> [WHAT YOU HAVE TO DO]:
Starting with the first line below, extract each line through the one that contains "(0,0) rectangle (720,540);", inclusive, excluding pictures.

> [GIVEN MATERIAL]:

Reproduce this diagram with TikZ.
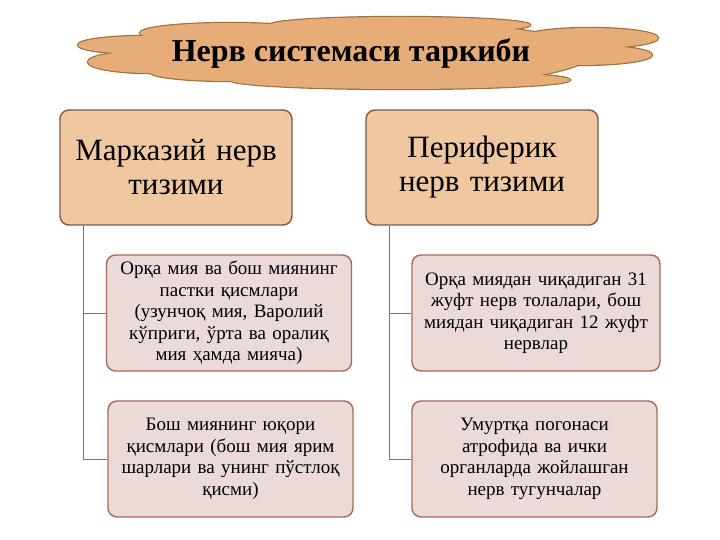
\documentclass[tikz,border=0pt]{standalone}
\usepackage{fontspec}
\setmainfont{Liberation Serif}
\definecolor{cloudfill}{HTML}{E6AD78}
\definecolor{cloudline}{HTML}{A0703F}
\definecolor{topfill}{HTML}{EFC8A1}
\definecolor{topline}{HTML}{7F5846}
\definecolor{subfill}{HTML}{EBDAD8}
\definecolor{subline}{HTML}{A86A56}
\definecolor{connline}{HTML}{7E736E}

\begin{document}
\begin{tikzpicture}[x=1pt, y=-1pt,
    title/.style={font=\fontsize{32}{36}\selectfont\bfseries},
    topbox/.style={draw=topline, line width=1.4pt, fill=topfill, rounded corners=9pt,
      minimum width=232pt, minimum height=115pt, text width=224pt, align=center,
      font=\fontsize{31}{34}\selectfont},
    subbox/.style={draw=subline, line width=1.4pt, fill=subfill, rounded corners=9pt,
      minimum width=245pt, minimum height=116pt, inner xsep=1.5pt, text width=240pt, align=center,
      font=\fontsize{19}{21.5}\selectfont},
    conn/.style={draw=connline, line width=0.9pt}]
  \useasboundingbox (0,0) rectangle (720,540);

  \foreach \cx/\cy/\rx/\ry in {370/54/220/33, 145/45/67/9, 150/62/62/11, 230/33/90/10,
      400/25/130/8, 590/38/68/10, 580/55/72/10, 400/80/170/9, 230/72/80/9}
    \draw[cloudline, line width=2.4pt] (\cx,\cy) ellipse [x radius=\rx, y radius=\ry];
  \foreach \cx/\cy/\rx/\ry in {370/54/220/33, 145/45/67/9, 150/62/62/11, 230/33/90/10,
      400/25/130/8, 590/38/68/10, 580/55/72/10, 400/80/170/9, 230/72/80/9}
    \fill[cloudfill] (\cx,\cy) ellipse [x radius=\rx, y radius=\ry];
  \node[title] (ttl) at (351,53) {Нерв системаси таркиби};

  \node[topbox] (mnt) at (176,167.5) {Марказий нерв\\тизими};
  \node[topbox] (pnt) at (482,167.5) {Периферик\\нерв тизими};

  \node[subbox] (orqa) at (229,313) {Орқа мия ва бош миянинг\\пастки қисмлари\\(узунчоқ мия, Варолий\\кўприги, ўрта ва оралиқ\\мия ҳамда мияча)};
  \node[subbox] (yuqori) at (230.5,459) {Бош миянинг юқори\\қисмлари (бош мия ярим\\шарлари ва унинг пўстлоқ\\қисми)};
  \node[subbox, minimum width=248pt] (nervlar) at (536,313) {Орқа миядан чиқадиган 31\\жуфт нерв толалари, бош\\миядан чиқадиган 12 жуфт\\нервлар};
  \node[subbox] (tugun) at (534.5,459) {Умуртқа погонаси\\атрофида ва ички\\органларда жойлашган\\нерв тугунчалар};

  \draw[conn] ([xshift=24pt]mnt.south west) |- (orqa.west);
  \draw[conn] ([xshift=24pt]mnt.south west) |- (yuqori.west);
  \draw[conn] ([xshift=24pt]pnt.south west) |- (nervlar.west);
  \draw[conn] ([xshift=24pt]pnt.south west) |- (tugun.west);
\end{tikzpicture}
\end{document}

> [WORKED ANSWER]:
Reproduce this diagram with TikZ.
\documentclass[tikz,border=0pt]{standalone}
\usepackage{fontspec}
\setmainfont{Liberation Serif}
\definecolor{cloudfill}{HTML}{E6AD78}
\definecolor{cloudline}{HTML}{A0703F}
\definecolor{topfill}{HTML}{EFC8A1}
\definecolor{topline}{HTML}{7F5846}
\definecolor{subfill}{HTML}{EBDAD8}
\definecolor{subline}{HTML}{A86A56}
\definecolor{connline}{HTML}{7E736E}

\begin{document}
\begin{tikzpicture}[x=1pt, y=-1pt,
    title/.style={font=\fontsize{32}{36}\selectfont\bfseries},
    topbox/.style={draw=topline, line width=1.4pt, fill=topfill, rounded corners=9pt,
      minimum width=232pt, minimum height=115pt, text width=224pt, align=center,
      font=\fontsize{31}{34}\selectfont},
    subbox/.style={draw=subline, line width=1.4pt, fill=subfill, rounded corners=9pt,
      minimum width=245pt, minimum height=116pt, inner xsep=1.5pt, text width=240pt, align=center,
      font=\fontsize{19}{21.5}\selectfont},
    conn/.style={draw=connline, line width=0.9pt}]
  \useasboundingbox (0,0) rectangle (720,540);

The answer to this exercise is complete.